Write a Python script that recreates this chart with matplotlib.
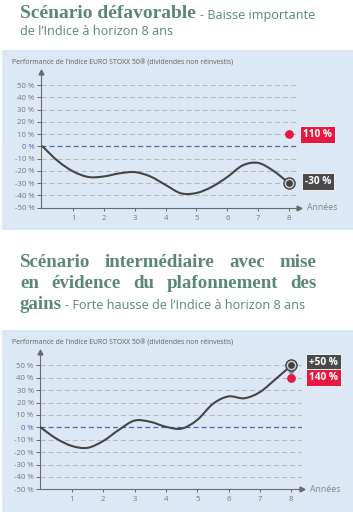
import matplotlib
matplotlib.use("Agg")
import matplotlib.pyplot as plt
from matplotlib.path import Path
from matplotlib.patches import PathPatch, Rectangle

plt.rcParams["lines.scale_dashes"] = False

# ---------------- data ----------------
years = [0, 0.5, 1, 1.5, 2, 2.5, 3, 3.5, 4, 4.5, 5, 5.5, 6, 6.5, 7, 7.5, 8]
perf_defav = [0, -12, -20.5, -25, -24.5, -22, -21, -24.5, -31.5, -38.3, -38, -33, -25, -15.5, -13.5, -20, -30]
perf_inter = [0, -9, -15, -16.5, -11, -2, 5.5, 4.5, 0.5, -1, 6, 19, 25, 23.5, 28.5, 39, 50]

yticks = [50, 40, 30, 20, 10, 0, -10, -20, -30, -40, -50]
ytick_labels = ["50 %", "40 %", "30 %", "20 %", "10 %", "0 %", "-10 %", "-20 %", "-30 %", "-40 %", "-50 %"]
xticks = [1, 2, 3, 4, 5, 6, 7, 8]
xtick_labels = ["1", "2", "3", "4", "5", "6", "7", "8"]

defav_product = 10
defav_product_label = "110 %"
defav_index_label = "-30 %"
inter_product = 40
inter_product_label = "140 %"
inter_index_label = "+50 %"

axis_title = "Performance de l\u2019indice EURO STOXX 50\u00ae (dividendes non r\u00e9investis)"

# ---------------- style ----------------
W, H = 353, 512
BG = "#dce9f5"
TEAL = "#5b867c"
GRID = "#b9b9b9"
ZERO = "#5a60b4"
AXC = "#6a6a6a"
LINE = "#454545"
RED = "#e8173f"
DARK = "#4a4a4a"
TXT = "#767676"
SANS = "Open Sans"
SERIF = "Liberation Serif"

fig = plt.figure(figsize=(W / 100, H / 100), dpi=100)
fig.patch.set_facecolor("white")


def fx(px):
    return px / W


def fy(py):
    return 1 - py / H


r = fig.canvas.get_renderer()


def width_of(t):
    return t.get_window_extent(r).width


def fit(t, target):
    t.set_fontsize(t.get_fontsize() * target / width_of(t))
    return t.get_fontsize()


# panel backgrounds
for (y0, y1) in [(50, 230), (330, 512)]:
    fig.patches.append(Rectangle((fx(2), fy(y1)), fx(353) - fx(2), fy(y0) - fy(y1),
                                 transform=fig.transFigure, facecolor=BG, edgecolor="none",
                                 zorder=-10))

# ---------------- titles ----------------
t = fig.text(fx(20), fy(18.5), "Sc\u00e9nario d\u00e9favorable", family=SERIF, weight="bold",
             color=TEAL, fontsize=12, va="baseline", ha="left")
serif_size = fit(t, 175)
t2 = fig.text(fx(20), fy(35), "de l\u2019Indice \u00e0 horizon 8 ans", family=SANS, color=TEAL,
              fontsize=9, va="baseline", ha="left")
sans_size = fit(t2, 153)
fig.text(fx(200), fy(18.5), "- Baisse importante", family=SANS, color=TEAL,
         fontsize=sans_size, va="baseline", ha="left")


def justify(words, x0, x1, py, size):
    ts = [fig.text(0, fy(py), w, family=SERIF, weight="bold", color=TEAL, fontsize=size,
                   va="baseline", ha="left") for w in words]
    ws = [width_of(tt) for tt in ts]
    gap = (x1 - x0 - sum(ws)) / (len(ws) - 1)
    x = x0
    for tt, w in zip(ts, ws):
        tt.set_x(fx(x))
        x += w + gap


bsize = serif_size * 0.97
justify(["Sc\u00e9nario", "interm\u00e9diaire", "avec", "mise"], 20, 316, 266.7, bsize)
justify(["en", "\u00e9vidence", "du", "plafonnement", "des"], 20, 316.5, 288.3, bsize)
g = fig.text(fx(20), fy(309), "gains", family=SERIF, weight="bold", color=TEAL,
             fontsize=bsize, va="baseline", ha="left")
gw = width_of(g)
fig.text(fx(20 + gw + 3), fy(309), "- Forte hausse de l\u2019Indice \u00e0 horizon 8 ans", family=SANS,
         color=TEAL, fontsize=sans_size, va="baseline", ha="left")


# ---------------- panels ----------------
def smooth_path(xs, ys):
    verts = [(xs[0], ys[0])]
    codes = [Path.MOVETO]
    n = len(xs)
    for i in range(n - 1):
        p0 = (xs[max(i - 1, 0)], ys[max(i - 1, 0)])
        p1 = (xs[i], ys[i])
        p2 = (xs[i + 1], ys[i + 1])
        p3 = (xs[min(i + 2, n - 1)], ys[min(i + 2, n - 1)])
        c1 = (p1[0] + (p2[0] - p0[0]) / 6, p1[1] + (p2[1] - p0[1]) / 6)
        c2 = (p2[0] - (p3[0] - p1[0]) / 6, p2[1] - (p3[1] - p1[1]) / 6)
        verts += [c1, c2, p2]
        codes += [Path.CURVE4] * 3
    return Path(verts, codes)


def panel(rect_px, xlim, ylim, perf, prod_val, prod_lbl, idx_lbl, idx_off, prod_off,
          title_py, arrow=False):
    l, b, rr, tp = rect_px
    ax = fig.add_axes([fx(l), fy(b), fx(rr) - fx(l), fy(tp) - fy(b)])
    ax.set_facecolor("none")
    ax.set_xlim(*xlim)
    ax.set_ylim(*ylim)
    for s in ["top", "right"]:
        ax.spines[s].set_visible(False)
    for s in ["left", "bottom"]:
        ax.spines[s].set_color(AXC)
        ax.spines[s].set_linewidth(0.8)
    for v in yticks:
        if v == 0:
            ax.axhline(0, color=ZERO, lw=0.9, ls=(0, (3.6, 2.2)), zorder=1)
        elif v != -50:
            ax.axhline(v, color=GRID, lw=0.8, ls=(0, (3.6, 2.2)), zorder=1)
    ax.set_yticks(yticks)
    ax.set_yticklabels(ytick_labels)
    ax.set_xticks(xticks)
    ax.set_xticklabels(xtick_labels)
    ax.tick_params(axis="y", length=3, width=0.7, color=AXC, pad=1.5, labelsize=5.6,
                   labelcolor=TXT)
    ax.tick_params(axis="x", length=2.5, width=0.7, color=AXC, pad=2.5, labelsize=5.6,
                   labelcolor=TXT)
    for lab in ax.get_yticklabels() + ax.get_xticklabels():
        lab.set_family(SANS)
    for lab, v in zip(ax.get_yticklabels(), yticks):
        if v == 0:
            lab.set_color(ZERO)
    # arrow heads
    ax.plot([xlim[0]], [ylim[1]], marker="^", ms=3.5, color=AXC, clip_on=False, zorder=5)
    ax.plot([xlim[1]], [ylim[0]], marker=">", ms=3.5, color=AXC, clip_on=False, zorder=5)
    ax.annotate("Ann\u00e9es", xy=(xlim[1], ylim[0]), xytext=(8, 0), textcoords="offset pixels",
                ha="left", va="center", fontsize=6.3, color="#858585", family=SANS,
                annotation_clip=False)
    # curve
    ax.add_patch(PathPatch(smooth_path(years, perf), fill=False, edgecolor=LINE, lw=1.5,
                           zorder=3, capstyle="round"))
    # markers
    ax.plot([years[-1]], [prod_val], "o", ms=5.3, color=RED, mec=RED, zorder=6, clip_on=False)
    if arrow:
        ax.plot([years[-1]], [(perf[-1] + prod_val) / 2 - 0.5], marker="v", ms=4.2,
                color="#7e9f90", zorder=5, clip_on=False)
    ax.plot([years[-1]], [perf[-1]], "o", ms=8, mfc="#cfcfcf", mec="#404040", mew=1.0,
            zorder=7, clip_on=False)
    ax.plot([years[-1]], [perf[-1]], "o", ms=3.8, color="#404040", zorder=8, clip_on=False)
    # labels
    bb = dict(boxstyle="square,pad=0.3", lw=0.7, ec="#f2f2f2")
    ax.annotate(idx_lbl, xy=(years[-1], perf[-1]), xytext=idx_off, textcoords="offset pixels",
                ha="center", va="center", color="white", fontsize=7.3, weight="bold",
                family=SANS, bbox=dict(bb, fc=DARK), annotation_clip=False, zorder=9)
    ax.annotate(prod_lbl, xy=(years[-1], prod_val), xytext=prod_off, textcoords="offset pixels",
                ha="center", va="center", color="white", fontsize=7.3, weight="bold",
                family=SANS, bbox=dict(bb, fc=RED), annotation_clip=False, zorder=9)
    # axis title
    tt = fig.text(fx(12), fy(title_py), axis_title, family=SANS, color="#5e5e5e", fontsize=5,
                  va="center", ha="left")
    fit(tt, 224)
    return ax


panel((40.7, 207.7, 299, 72), (-0.058, 8.328), (-50, 60.6), perf_defav,
      defav_product, defav_product_label, defav_index_label, (29, 2), (29, 0), 63.3)
panel((40, 489.3, 301.7, 351.7), (-0.016, 8.332), (-50, 61.1), perf_inter,
      inter_product, inter_product_label, inter_index_label, (32, 3), (32, 0), 342.7, arrow=True)

fig.savefig("out.png", dpi=100)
——
• _The problem_
List each line in the listing that contains the string "matplotlib".

• _Answer to this exercise_
Write a Python script that recreates this chart with matplotlib.
import matplotlib
matplotlib.use("Agg")
import matplotlib.pyplot as plt
from matplotlib.path import Path
from matplotlib.patches import PathPatch, Rectangle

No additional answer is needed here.